(Some records)
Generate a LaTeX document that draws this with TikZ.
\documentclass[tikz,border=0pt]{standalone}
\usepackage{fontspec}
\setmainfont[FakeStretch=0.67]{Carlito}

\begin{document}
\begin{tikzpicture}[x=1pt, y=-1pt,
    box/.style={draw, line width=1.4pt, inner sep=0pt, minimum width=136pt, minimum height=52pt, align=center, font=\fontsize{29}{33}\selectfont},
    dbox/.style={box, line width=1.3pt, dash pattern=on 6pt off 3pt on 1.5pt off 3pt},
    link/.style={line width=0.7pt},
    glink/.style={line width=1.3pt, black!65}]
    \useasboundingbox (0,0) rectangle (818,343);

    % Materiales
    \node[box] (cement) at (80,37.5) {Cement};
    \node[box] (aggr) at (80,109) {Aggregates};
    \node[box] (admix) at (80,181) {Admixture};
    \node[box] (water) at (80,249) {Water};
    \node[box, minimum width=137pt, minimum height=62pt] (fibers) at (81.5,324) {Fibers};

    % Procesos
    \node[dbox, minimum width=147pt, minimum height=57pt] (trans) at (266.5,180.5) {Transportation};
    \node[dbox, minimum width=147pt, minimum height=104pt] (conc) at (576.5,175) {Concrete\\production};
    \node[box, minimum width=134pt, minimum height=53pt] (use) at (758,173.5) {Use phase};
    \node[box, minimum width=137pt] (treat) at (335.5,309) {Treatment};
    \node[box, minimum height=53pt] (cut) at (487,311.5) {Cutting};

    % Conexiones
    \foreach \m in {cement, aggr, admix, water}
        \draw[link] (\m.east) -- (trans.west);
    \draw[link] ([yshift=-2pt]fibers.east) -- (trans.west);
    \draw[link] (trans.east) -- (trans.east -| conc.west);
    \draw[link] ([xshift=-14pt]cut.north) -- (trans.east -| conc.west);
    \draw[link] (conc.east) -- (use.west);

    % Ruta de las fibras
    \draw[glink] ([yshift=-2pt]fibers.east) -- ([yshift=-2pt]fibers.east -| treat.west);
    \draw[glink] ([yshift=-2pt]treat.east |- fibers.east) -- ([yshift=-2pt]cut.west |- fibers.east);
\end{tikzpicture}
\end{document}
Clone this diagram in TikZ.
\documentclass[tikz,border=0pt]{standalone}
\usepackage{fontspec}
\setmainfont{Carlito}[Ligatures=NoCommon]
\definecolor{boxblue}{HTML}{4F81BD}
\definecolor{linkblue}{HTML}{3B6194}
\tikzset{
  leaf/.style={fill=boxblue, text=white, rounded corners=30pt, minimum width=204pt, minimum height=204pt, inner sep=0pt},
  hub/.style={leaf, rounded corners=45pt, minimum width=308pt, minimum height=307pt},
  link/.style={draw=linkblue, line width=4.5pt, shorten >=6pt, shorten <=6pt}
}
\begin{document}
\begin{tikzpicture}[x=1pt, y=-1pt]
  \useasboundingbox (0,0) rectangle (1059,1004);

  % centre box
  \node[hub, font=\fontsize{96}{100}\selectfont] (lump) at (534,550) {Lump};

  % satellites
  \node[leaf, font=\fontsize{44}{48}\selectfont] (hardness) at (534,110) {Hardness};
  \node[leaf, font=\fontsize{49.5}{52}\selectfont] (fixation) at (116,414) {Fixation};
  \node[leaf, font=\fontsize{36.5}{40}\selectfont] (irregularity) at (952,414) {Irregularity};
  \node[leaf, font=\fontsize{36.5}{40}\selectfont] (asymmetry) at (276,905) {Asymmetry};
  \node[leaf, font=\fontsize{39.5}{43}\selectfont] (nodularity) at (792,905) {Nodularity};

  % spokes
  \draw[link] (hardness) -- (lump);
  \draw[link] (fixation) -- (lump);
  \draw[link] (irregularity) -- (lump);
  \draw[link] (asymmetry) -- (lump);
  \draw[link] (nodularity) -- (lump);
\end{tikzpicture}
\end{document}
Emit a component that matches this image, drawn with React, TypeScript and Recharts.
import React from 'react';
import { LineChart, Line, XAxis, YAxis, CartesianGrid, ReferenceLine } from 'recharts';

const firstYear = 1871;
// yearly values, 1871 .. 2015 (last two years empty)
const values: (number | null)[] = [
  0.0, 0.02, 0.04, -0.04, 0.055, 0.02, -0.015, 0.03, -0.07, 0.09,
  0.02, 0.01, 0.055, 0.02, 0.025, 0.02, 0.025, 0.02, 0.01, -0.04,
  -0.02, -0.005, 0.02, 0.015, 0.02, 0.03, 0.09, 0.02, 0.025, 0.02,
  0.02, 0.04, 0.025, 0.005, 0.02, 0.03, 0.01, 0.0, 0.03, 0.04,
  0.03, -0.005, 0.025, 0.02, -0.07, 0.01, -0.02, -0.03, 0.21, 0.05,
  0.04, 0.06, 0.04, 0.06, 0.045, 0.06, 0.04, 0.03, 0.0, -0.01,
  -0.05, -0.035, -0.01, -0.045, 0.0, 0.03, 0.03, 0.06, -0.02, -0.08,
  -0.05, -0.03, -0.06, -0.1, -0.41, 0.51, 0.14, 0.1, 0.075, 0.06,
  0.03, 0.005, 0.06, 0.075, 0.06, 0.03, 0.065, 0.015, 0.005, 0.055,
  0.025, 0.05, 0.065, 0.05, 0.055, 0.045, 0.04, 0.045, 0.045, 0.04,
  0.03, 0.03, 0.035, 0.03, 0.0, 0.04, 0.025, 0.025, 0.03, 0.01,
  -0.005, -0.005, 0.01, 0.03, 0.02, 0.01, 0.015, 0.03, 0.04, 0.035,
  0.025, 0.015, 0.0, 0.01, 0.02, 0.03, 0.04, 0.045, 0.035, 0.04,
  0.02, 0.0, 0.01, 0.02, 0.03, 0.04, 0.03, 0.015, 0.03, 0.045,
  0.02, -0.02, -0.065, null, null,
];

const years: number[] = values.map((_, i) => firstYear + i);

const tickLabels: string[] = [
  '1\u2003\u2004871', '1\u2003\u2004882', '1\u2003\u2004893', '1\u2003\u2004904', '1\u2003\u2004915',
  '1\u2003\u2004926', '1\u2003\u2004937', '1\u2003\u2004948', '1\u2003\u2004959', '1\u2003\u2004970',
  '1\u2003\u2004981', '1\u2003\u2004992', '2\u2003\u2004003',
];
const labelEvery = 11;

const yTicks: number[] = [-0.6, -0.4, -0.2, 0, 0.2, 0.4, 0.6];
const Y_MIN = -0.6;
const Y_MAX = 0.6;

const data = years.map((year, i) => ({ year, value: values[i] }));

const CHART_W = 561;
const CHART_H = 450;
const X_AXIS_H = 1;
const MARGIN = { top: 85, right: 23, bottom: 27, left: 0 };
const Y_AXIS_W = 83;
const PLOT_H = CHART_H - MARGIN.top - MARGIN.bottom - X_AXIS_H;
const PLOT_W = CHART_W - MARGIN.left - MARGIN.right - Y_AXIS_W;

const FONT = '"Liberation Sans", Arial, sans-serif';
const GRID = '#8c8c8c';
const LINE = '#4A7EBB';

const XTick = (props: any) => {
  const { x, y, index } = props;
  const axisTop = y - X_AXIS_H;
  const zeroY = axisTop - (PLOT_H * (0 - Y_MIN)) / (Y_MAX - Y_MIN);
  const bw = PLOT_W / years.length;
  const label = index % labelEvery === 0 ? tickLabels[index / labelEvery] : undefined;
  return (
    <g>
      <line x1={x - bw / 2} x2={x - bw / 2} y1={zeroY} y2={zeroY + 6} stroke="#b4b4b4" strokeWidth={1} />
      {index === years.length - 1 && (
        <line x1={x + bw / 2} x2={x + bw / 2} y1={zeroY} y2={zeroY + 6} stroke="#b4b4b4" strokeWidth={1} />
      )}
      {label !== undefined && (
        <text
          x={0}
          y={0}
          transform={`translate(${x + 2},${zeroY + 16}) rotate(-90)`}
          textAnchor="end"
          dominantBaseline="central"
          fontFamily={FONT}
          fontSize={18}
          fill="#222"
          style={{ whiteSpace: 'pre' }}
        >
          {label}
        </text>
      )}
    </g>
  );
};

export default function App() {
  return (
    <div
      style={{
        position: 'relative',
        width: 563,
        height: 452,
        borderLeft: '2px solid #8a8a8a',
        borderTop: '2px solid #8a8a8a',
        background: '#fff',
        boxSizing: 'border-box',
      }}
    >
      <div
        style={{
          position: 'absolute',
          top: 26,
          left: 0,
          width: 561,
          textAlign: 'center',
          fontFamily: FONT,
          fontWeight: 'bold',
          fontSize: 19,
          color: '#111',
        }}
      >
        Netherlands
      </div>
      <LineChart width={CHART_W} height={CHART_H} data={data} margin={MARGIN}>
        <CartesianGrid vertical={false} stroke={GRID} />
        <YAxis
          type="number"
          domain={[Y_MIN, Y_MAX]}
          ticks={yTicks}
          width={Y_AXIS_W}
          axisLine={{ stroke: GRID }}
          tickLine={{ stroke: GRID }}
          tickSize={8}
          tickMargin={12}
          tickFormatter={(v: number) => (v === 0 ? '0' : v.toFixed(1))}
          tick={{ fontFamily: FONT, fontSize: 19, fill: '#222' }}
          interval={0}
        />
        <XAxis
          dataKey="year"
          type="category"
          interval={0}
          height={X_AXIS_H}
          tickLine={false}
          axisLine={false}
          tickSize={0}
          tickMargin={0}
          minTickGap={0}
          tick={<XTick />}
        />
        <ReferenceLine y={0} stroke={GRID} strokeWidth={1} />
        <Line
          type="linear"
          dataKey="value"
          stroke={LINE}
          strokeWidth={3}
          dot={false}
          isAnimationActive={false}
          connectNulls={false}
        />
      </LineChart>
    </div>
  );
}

■ **DESCRIPTION OF THE TASK**: Give again, word for word, the lines starting at the line that has "Emit a component" and ending at the line that has "YAxis, CartesianGrid, ReferenceLine", with both of those lines included and nothing else.

■ **SOLUTION**:
Emit a component that matches this image, drawn with React, TypeScript and Recharts.
import React from 'react';
import { LineChart, Line, XAxis, YAxis, CartesianGrid, ReferenceLine } from 'recharts';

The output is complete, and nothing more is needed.